Santaquin • Harvesting Utah’s tart cherry crop — the second largest in the country — is part physics, part mechanical ingenuity and a lot of wow.
It happens like this: Two large pieces of farm equipment sidle up on either side of a tree laden with cherries.
The driver of the first vehicle — a hydraulic shaker — pushes a button and rattles the tree trunk loosening about 130 pounds of cherries from the branches and creating a mini-red rainstorm.
The catch frame on the other side of the tree collects the fallen fruit, moves it along a conveyor and then into a bin filled with cool water.
Once all the “picked” fruit is safely in the bin, the two vehicles inch forward to the next tree.
Shake, collect, repeat.
The process continues for three hot weeks each summer — usually from mid-July to early August. Crews work six days a week, 16 hours a day until all the cherries are collected for processing, said fruit farmer Ray Rowley.
It’s grueling work but exciting, too, he said during a recent tour of his 1,000-acre Cherry Hill Farms. "It’s what we do.”
While cherries are as American as pie and President George Washington, most people don’t even realize there are two types of cherries produced in the United States — sweet and tart.
About 97 percent of the sweet cherries are grown in Washington, California and Oregon and are sold fresh to consumers through grocery stores and markets.
When it comes to Montmorency tart cherries, Michigan is the U.S. capital, producing more than 200 million pounds annually. Utah ranks second — albeit a distant one — averaging of about 30 million pounds of tart, or sour, cherries a year.
Final numbers for the 2018 crop in Utah won’t be in for several weeks, but Rowley believes it’s a “good crop" but probably not a record.
Most of the Utah tart cherries are grown along the Utah County foothills in and around Payson and Santaquin, where the elevation, the climate and the soil combine to help the fruit trees thrive.
Eight family farms — including Rowley’s —produce most of Utah’s tart cherries; together they make up the Payson Fruit Growers cooperative.
Years ago, most of the Utah tart cherries were turned into pie filling. But, in the 1990s, the co-op perfected the process for drying and packaging cherries for use in granola, trail mixes and other snacks. A small amount still goes for canning or is turned into cherry juice or juice concentrate.
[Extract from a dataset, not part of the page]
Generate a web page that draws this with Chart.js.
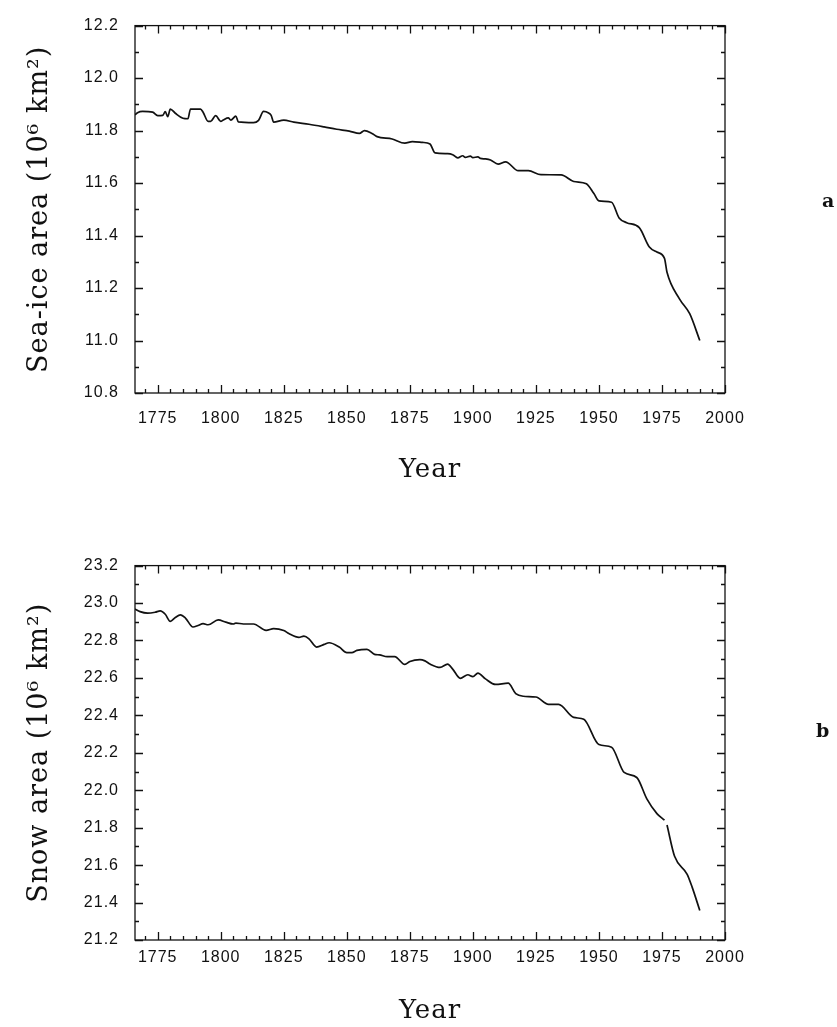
<!DOCTYPE html>
<html>
<head>
<meta charset="utf-8">
<title>Sea-ice and snow area</title>
<script src="https://cdn.jsdelivr.net/npm/chart.js@4/dist/chart.umd.min.js"></script>
<style>
  html, body { margin: 0; padding: 0; background: #fff; }
  #page { position: relative; width: 837px; height: 1027px; overflow: hidden; background: #fff; }
  .panel { position: absolute; left: 0; width: 837px; }
  .tag { position: absolute; font-family: "DejaVu Serif", "Liberation Serif", serif; font-weight: bold; font-size: 19px; color: #111; line-height: 24px; }
</style>
</head>
<body>
<div id="page">
  <div class="panel" style="top:0;height:490px"><canvas id="seaIce" width="837" height="490"></canvas></div>
  <div class="panel" style="top:540px;height:487px"><canvas id="snow" width="837" height="487"></canvas></div>
  <div class="tag" style="left:822px;top:188px">a</div>
  <div class="tag" style="left:816px;top:718px">b</div>
</div>
<script>
// Panel a: Northern Hemisphere sea-ice area (10^6 km^2)
const seaIceYears = [
  1766, 1767, 1769, 1773, 1775, 1777, 1778, 1779, 1780, 1782,
  1785, 1787, 1788, 1792, 1793, 1795, 1796, 1798, 1800, 1801,
  1803, 1804, 1806, 1807, 1813, 1815, 1817, 1819, 1820, 1821,
  1825, 1829, 1835, 1841, 1846, 1851, 1855, 1857, 1860, 1862,
  1868, 1873, 1876, 1880, 1883, 1885, 1890, 1892, 1894, 1896,
  1897, 1899, 1900, 1902, 1903, 1905, 1907, 1910, 1913, 1918,
  1922, 1927, 1935, 1940, 1945, 1948, 1950, 1955, 1958, 1961,
  1966, 1970, 1973, 1976, 1977, 1982, 1986, 1990
];
const seaIceArea = [
  11.860, 11.868, 11.873, 11.870, 11.857, 11.858, 11.872, 11.853, 11.882, 11.866,
  11.847, 11.845, 11.882, 11.882, 11.870, 11.835, 11.835, 11.857, 11.835, 11.840,
  11.848, 11.840, 11.855, 11.833, 11.830, 11.839, 11.873, 11.867, 11.858, 11.832,
  11.840, 11.832, 11.824, 11.814, 11.805, 11.798, 11.789, 11.800, 11.789, 11.777,
  11.768, 11.752, 11.758, 11.755, 11.749, 11.715, 11.712, 11.708, 11.696, 11.704,
  11.698, 11.703, 11.697, 11.700, 11.694, 11.692, 11.688, 11.672, 11.681, 11.647,
  11.647, 11.632, 11.631, 11.606, 11.597, 11.560, 11.532, 11.527, 11.467, 11.449,
  11.430, 11.356, 11.337, 11.313, 11.260, 11.158, 11.102, 11.000
];

// Panel b: Northern Hemisphere snow area (10^6 km^2); null marks the break in the trace
const snowYears = [
  1766, 1768, 1771, 1774, 1776, 1778, 1780, 1782, 1784, 1786,
  1789, 1791, 1793, 1795, 1799, 1802, 1805, 1806, 1809, 1813,
  1818, 1821, 1825, 1827, 1831, 1833, 1835, 1838, 1841, 1843,
  1847, 1850, 1852, 1854, 1858, 1861, 1863, 1866, 1869, 1873,
  1875, 1879, 1881, 1883, 1887, 1890, 1892, 1895, 1898, 1900,
  1902, 1905, 1909, 1914, 1917, 1920, 1925, 1930, 1934, 1940,
  1944, 1950, 1955, 1960, 1965, 1969, 1973, 1976, 1976.5, 1977,
  1980, 1985, 1987, 1990
];
const snowArea = [
  22.968, 22.954, 22.946, 22.951, 22.958, 22.940, 22.902, 22.923, 22.937, 22.920,
  22.872, 22.880, 22.890, 22.884, 22.910, 22.898, 22.888, 22.893, 22.888, 22.888,
  22.854, 22.863, 22.853, 22.837, 22.817, 22.823, 22.809, 22.765, 22.779, 22.788,
  22.765, 22.735, 22.735, 22.747, 22.753, 22.726, 22.723, 22.714, 22.714, 22.672,
  22.688, 22.698, 22.691, 22.674, 22.656, 22.674, 22.647, 22.598, 22.617, 22.607,
  22.626, 22.595, 22.565, 22.572, 22.516, 22.502, 22.498, 22.459, 22.459, 22.389,
  22.379, 22.244, 22.230, 22.095, 22.068, 21.954, 21.875, 21.840, null, 21.814,
  21.647, 21.551, 21.481, 21.358
];

// Axis tick labels
const yearTicks = [1775, 1800, 1825, 1850, 1875, 1900, 1925, 1950, 1975, 2000];
const seaIceTicks = [10.8, 11.0, 11.2, 11.4, 11.6, 11.8, 12.0, 12.2];
const snowTicks = [21.2, 21.4, 21.6, 21.8, 22.0, 22.2, 22.4, 22.6, 22.8, 23.0, 23.2];

const INK = '#111';
const SERIF = '"DejaVu Serif", "Liberation Serif", serif';
const SANS = '"Liberation Sans", Arial, sans-serif';

// Boxed frame with inward ticks on all four sides
const frameTicks = {
  id: 'frameTicks',
  beforeDraw(chart) {
    chart.ctx.letterSpacing = '1px';
  },
  afterDatasetsDraw(chart, args, opts) {
    const { ctx, chartArea: a, scales: { x, y } } = chart;
    ctx.save();
    ctx.strokeStyle = INK;
    ctx.lineWidth = 1.3;
    ctx.strokeRect(a.left, a.top, a.right - a.left, a.bottom - a.top);
    ctx.beginPath();
    const first = Math.ceil(x.min / opts.xMinor) * opts.xMinor;
    for (let v = first; v <= x.max + 1e-9; v += opts.xMinor) {
      const px = Math.round(x.getPixelForValue(v)) + 0.5;
      const len = (v % opts.xMajor === 0) ? 8 : 4;
      ctx.moveTo(px, a.bottom); ctx.lineTo(px, a.bottom - len);
      ctx.moveTo(px, a.top); ctx.lineTo(px, a.top + len);
    }
    const n = Math.round((y.max - y.min) / opts.yMinor);
    for (let i = 0; i <= n; i++) {
      const py = Math.round(y.getPixelForValue(y.min + i * opts.yMinor)) + 0.5;
      const len = (i % 2 === 0) ? 8 : 4;
      ctx.moveTo(a.left, py); ctx.lineTo(a.left + len, py);
      ctx.moveTo(a.right, py); ctx.lineTo(a.right - len, py);
    }
    ctx.stroke();
    ctx.restore();
  }
};

function makePanel(id, years, values, yTicks, yTitle, geo) {
  const points = years.map((yr, i) => ({ x: yr, y: values[i] }));
  return new Chart(document.getElementById(id), {
    type: 'line',
    data: {
      datasets: [{
        data: points,
        borderColor: INK,
        borderWidth: 1.7,
        pointRadius: 0,
        tension: 0.4,
        cubicInterpolationMode: 'monotone',
        spanGaps: false,
        fill: false
      }]
    },
    options: {
      responsive: false,
      animation: false,
      events: [],
      layout: { padding: { top: geo.top, right: 112, left: 0, bottom: 0 } },
      plugins: {
        legend: { display: false },
        tooltip: { enabled: false },
        frameTicks: { xMinor: 5, xMajor: 25, yMinor: 0.1 }
      },
      scales: {
        x: {
          type: 'linear',
          min: 1766,
          max: 2000,
          afterBuildTicks: s => { s.ticks = yearTicks.map(v => ({ value: v })); },
          afterFit: s => { s.height = geo.xHeight; },
          grid: { display: false, drawTicks: false },
          border: { display: false },
          ticks: {
            autoSkip: false, maxRotation: 0, padding: geo.xTickPad,
            color: INK, font: { family: SANS, size: 16 },
            callback: v => String(v)
          },
          title: {
            display: true, text: 'Year', color: INK,
            font: { family: SERIF, size: 26 },
            padding: { top: 0, bottom: geo.xTitlePad }
          }
        },
        y: {
          type: 'linear',
          min: yTicks[0],
          max: yTicks[yTicks.length - 1],
          afterBuildTicks: s => { s.ticks = yTicks.map(v => ({ value: v })); },
          afterFit: s => { s.width = 135; },
          grid: { display: false, drawTicks: false },
          border: { display: false },
          ticks: {
            padding: 16, color: INK, font: { family: SANS, size: 16 },
            callback: v => Number(v).toFixed(1)
          },
          title: {
            display: true, text: yTitle, color: INK,
            font: { family: SERIF, size: 27 },
            padding: { top: 24, bottom: 0 }
          }
        }
      }
    },
    plugins: [frameTicks]
  });
}

makePanel('seaIce', seaIceYears, seaIceArea, seaIceTicks, 'Sea-ice area (10⁶ km²)',
  { top: 16, xHeight: 97, xTickPad: 16, xTitlePad: 4 });
makePanel('snow', snowYears, snowArea, snowTicks, 'Snow area (10⁶ km²)',
  { top: 20, xHeight: 87, xTickPad: 8, xTitlePad: 0 });
</script>
</body>
</html>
In recent years, the health industry has promoted dried cherries as a super food, and sales have soared. Studies have show that dried tart cherries are high in antioxidants — two or three times higher than fresh sweet cherries. They also are one of the few fruits with natural melatonin, which researchers say may help regulate sleep and lessen inflammation.
During a recent tour of the harvesting process, organized by the Cherry Marketing Institute, Rowley said several things contributed to the health of the 2018 crop, including a mild spring without a late frost that often damages flowers.
Although, even when temperatures dip, Utah cherry farmers are ready to battle the weather — fighting off late frost with propane heaters and large fans that tower over the orchards.
They’ve also learned how to attack harmful bugs using minimal pesticides and applying “mating disruption” pheromones that prevent male insects from finding the females, Rowley said.
There also is constant barrage of sea gulls, starlings and robins that feast on the fruit. “We can’t do anything about birds,” Rowley said, “we just let them have their share.”
Today, however, Utah cherry farms face two new threats: urban development and foreign imports.
Parts of Utah now top the nation in population growth, according recent U.S. Census estimates. The state’s strong birthrate and booming economy have made the Provo-Orem area one of the fastest-growing metropolitan areas in the country and increased the push to turn farmland into subdivisions.
“Land value here is high and everyone wants a house,” explained Payson fruit grower Mark Rowley, Ray’s cousin. “People just aren’t as farm-minded as they used to be.”
Because of suburban sprawl, farmers have started new orchards in outlying areas such as Tintic and Genola, anticipating that eventually the land will be gobbled up by development.
In recent years, tart cherry products from Turkey and Poland, the world’s leading cherry producers, have been flooding the U.S. market with low-priced fruit that undercuts U.S. producers, explained Matt Hargreaves with the Utah Farm Bureau.
He said cherry growers in Turkey receive subsidies from the European Union for the processing of tart cherries as well as from the Turkish government to pay for fuel, fertilizers and other costs.
Those subsidies, he said, allow growers to make a profit yet still sell their products in the U.S. at low prices. Turkey also has developing nation status, which allows products to flow into the U.S. without tariffs.
Consumers can avoid the imported fruit if they look for the name Montmorency, the U.S. tart cherry varietal, on products they buy. But they will pay more.
Right now, however, all the threats take a back seat while the cherries are harvested and trucked to the processing plant, where they are washed, pitted and frozen in white plastic buckets. The entire process, from tree to freezer, takes 12 hours, said Ray Rowley.
As orders for dried cherries come in throughout the year, the fruit is removed from the deep freeze, thawed and put through the drying process.
“As soon as the cherries are done," he said, “we’ll be harvesting peaches and apples.”
That will keep the Rowleys busy until mid-November.